• [THE EXERCISE]: Check each line of the listing for the word "this" and give only the number of lines that have it.

Source records:
----------------

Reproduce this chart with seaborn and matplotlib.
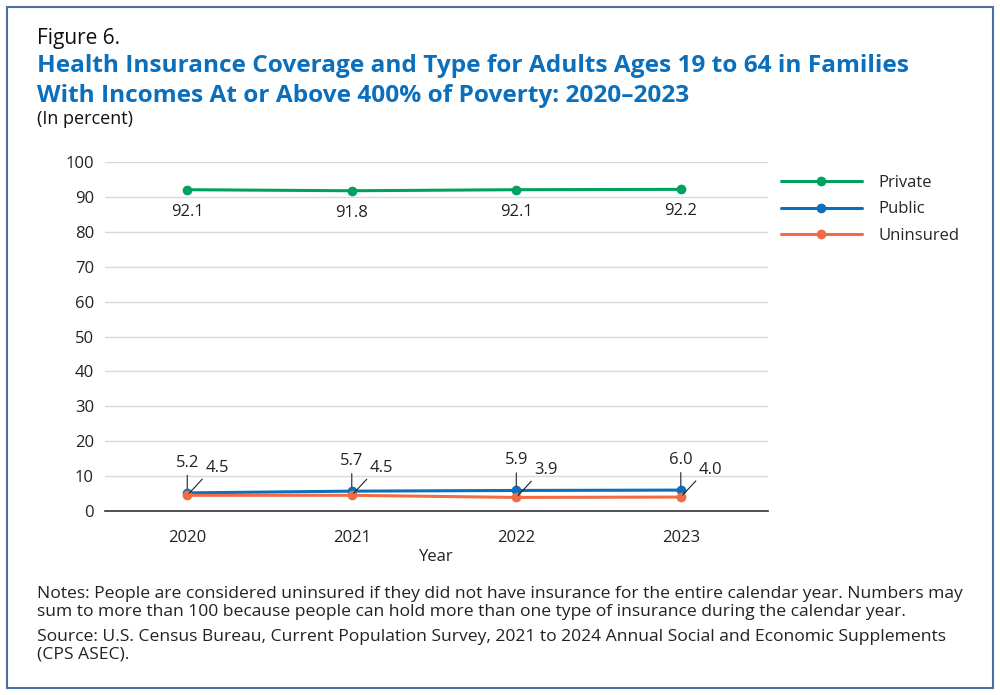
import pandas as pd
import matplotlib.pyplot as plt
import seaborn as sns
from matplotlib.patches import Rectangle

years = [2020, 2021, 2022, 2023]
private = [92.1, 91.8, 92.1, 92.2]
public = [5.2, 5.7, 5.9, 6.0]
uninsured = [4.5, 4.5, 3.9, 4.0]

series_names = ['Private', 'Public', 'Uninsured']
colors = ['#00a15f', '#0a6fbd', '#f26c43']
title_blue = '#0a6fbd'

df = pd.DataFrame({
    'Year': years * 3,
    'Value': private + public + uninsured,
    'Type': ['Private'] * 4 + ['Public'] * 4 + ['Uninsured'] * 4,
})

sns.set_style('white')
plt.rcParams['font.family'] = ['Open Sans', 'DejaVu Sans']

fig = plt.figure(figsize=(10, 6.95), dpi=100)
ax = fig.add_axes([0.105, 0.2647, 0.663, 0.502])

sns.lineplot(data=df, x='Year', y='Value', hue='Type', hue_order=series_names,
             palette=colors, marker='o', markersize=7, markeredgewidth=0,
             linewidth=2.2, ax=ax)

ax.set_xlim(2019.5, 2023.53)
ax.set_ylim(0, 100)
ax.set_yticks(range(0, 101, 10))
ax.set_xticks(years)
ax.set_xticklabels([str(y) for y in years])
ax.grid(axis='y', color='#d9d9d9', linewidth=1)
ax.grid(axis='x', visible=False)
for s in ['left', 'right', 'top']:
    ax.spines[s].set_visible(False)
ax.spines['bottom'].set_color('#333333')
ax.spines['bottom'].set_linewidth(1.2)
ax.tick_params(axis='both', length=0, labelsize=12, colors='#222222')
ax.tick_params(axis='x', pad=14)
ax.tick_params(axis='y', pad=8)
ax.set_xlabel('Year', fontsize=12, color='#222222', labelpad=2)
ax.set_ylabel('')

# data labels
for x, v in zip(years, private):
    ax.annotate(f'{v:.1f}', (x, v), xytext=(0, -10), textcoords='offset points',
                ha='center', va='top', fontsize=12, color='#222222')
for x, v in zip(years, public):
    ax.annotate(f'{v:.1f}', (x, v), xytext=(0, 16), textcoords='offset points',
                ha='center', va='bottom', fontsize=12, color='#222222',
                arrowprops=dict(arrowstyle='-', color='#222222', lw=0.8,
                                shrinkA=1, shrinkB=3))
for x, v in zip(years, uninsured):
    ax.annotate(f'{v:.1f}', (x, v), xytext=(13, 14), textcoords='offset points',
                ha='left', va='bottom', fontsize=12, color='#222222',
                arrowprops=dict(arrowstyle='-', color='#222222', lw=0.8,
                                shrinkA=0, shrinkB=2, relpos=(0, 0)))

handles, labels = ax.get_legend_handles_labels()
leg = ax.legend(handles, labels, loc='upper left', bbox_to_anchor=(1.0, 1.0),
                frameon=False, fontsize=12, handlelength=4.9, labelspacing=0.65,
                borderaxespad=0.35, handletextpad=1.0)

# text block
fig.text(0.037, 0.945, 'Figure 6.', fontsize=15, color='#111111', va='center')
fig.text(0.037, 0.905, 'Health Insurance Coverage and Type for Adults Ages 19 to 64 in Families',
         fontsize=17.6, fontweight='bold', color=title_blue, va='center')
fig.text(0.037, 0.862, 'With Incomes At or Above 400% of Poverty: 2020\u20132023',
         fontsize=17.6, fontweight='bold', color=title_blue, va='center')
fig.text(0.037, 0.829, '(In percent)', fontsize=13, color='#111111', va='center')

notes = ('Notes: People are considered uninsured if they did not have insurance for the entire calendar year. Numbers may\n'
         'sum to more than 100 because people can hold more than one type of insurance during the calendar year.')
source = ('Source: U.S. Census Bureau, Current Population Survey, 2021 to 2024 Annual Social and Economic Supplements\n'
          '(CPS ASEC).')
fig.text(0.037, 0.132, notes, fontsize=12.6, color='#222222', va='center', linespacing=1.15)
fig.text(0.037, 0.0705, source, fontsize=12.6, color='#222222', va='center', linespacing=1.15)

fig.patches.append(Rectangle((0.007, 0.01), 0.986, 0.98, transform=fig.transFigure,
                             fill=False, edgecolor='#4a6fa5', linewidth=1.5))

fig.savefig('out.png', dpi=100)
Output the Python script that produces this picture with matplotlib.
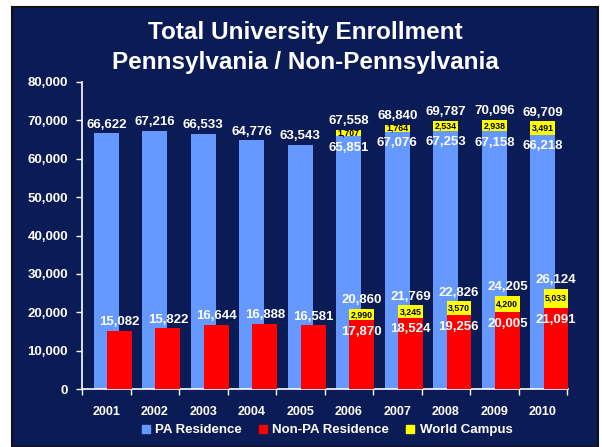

----------------

• [TASK RESPONSE]: 2